Grüne Äste, schwarze Zahlen

REIL. Der Einschlag von Fichtenholz ist in der Regel die Haupteinnahmequelle in der hiesigen Forstwirtschaft. Der Reiler Gemeindewald hat darüber hinaus eine hohe Einnahme durch den Verkauf von Schmuckreisig. Rund 20 000 Euro kommen dadurch Jahr für Jahr zusammen.

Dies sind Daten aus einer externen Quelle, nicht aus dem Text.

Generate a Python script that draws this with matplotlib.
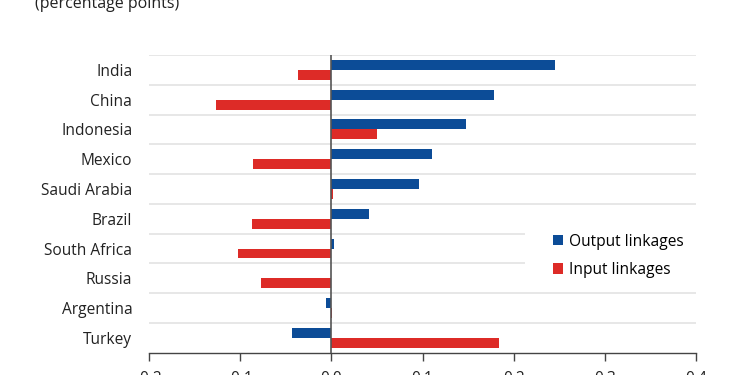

Die Monate Februar und März 1990 sind jedem Förster noch in sehr schlechter Erinnerung. Damals fegten kurz nacheinander die Stürme "Vivian" und "Wiebke" über Südwestdeutschland hinweg und legten zig Tausende von Hektar Wald um. Der Gemeindewald von Reil - er umfasst insgesamt 550 Hektar - war besonders schlimm betroffen. Rund 50 Hektar Fichtenhölzer gingen laut Revierförster Thomas Kreten sofort verloren und in der Folgezeit noch einmal 20 Hektar durch Borkenkäferbefall und weiteren Windwurf. Das waren rund 90 Prozent der Altfichtenbestände im Reiler Forst. Weil das Fichtenholz das finanzielle Rückgrat eines jeden Forstbetriebs in unserer Region ist, war der Verlust besonders schmerzlich. Kreten: "Auf 30 Jahre hin sind in diesem Bereich keine Erträge zu erwarten." Man entschied sich damals, auf 15 Hektar Windwurffläche die Baumart "abies nobilis" anzupflanzen, eine Edeltannenart aus Nordamerika. Diese Bäume bringen innerhalb von zehn Jahren den ersten "Ertrag", und zwar in Form von Schmuckreisig. Der Baum gedeiht besonders gut auf feuchten aber nicht zu nassen Böden. Spätfrost mag er überhaupt nicht gern. Deshalb wird die Tanne gern - wie auch in Reil - an Hängen gepflanzt und weniger im Tal oder auf dem Höhenplateau. Der Schnitt der Äste erfolgt alle zwei Jahre, sie werden für die Herstellung von Adventskränzen, Gestecken und Grabschmuck verwendet.Ernte im Herbst sehr arbeitsintensiv

Je nachdem welch stattliche Höhe die Bäume erreicht haben, können in Reil rund 35 000 Kilogramm dieser begehrten Äste geerntet werden. Abnehmer sind Großhändler, die das Grün wiederum an kleinere Händler oder direkt an Gärtnereien liefern. Die Ernte - sie erfolgt im Oktober und November - ist arbeitsintensiv. Maschinen sind nicht einsetzbar. Die Großhändler schicken daher polnische Saisonarbeitskräfte in die Forstreviere, die die schwere Arbeit übernehmen. Und weil auch das Kranzbinden in Polen oder Tschechien wegen der niedrigeren Arbeitslöhne lukrativer ist als in Deutschland, werden große Mengen des Grüns nach Osteuropa transportiert. Zurück kommen die fertigen Kränze, die dann im Discounter oder Supermarkt preisgünstig angeboten werden. Bevor die "abilies nobilis" Ertrag bringt, verlangt sie eine sorgsame Pflege. Die jungen Bäumchen müssen von Unkraut frei gehalten werden und die Kultur muss zum Schutz vor Wildverbiss eingezäunt werden. Revierförster Thomas Kreten schätzt, dass rund 8000 Euro pro Hektar investiert werden müssen, bis geerntet werden kann. Vor allem in Dänemark hat man sich auf den Anbau von "abilies nobilis" spezialisiert. Dort bleiben die Bäume 40 Jahre stehen, werden dann gefällt und durch neue ersetzt. Der Preis für Schmuckreisig ist zuletzt etwas unter Druck geraten, weil der Anbau in Ostdeutschland mit Fördergeldern forciert wurde.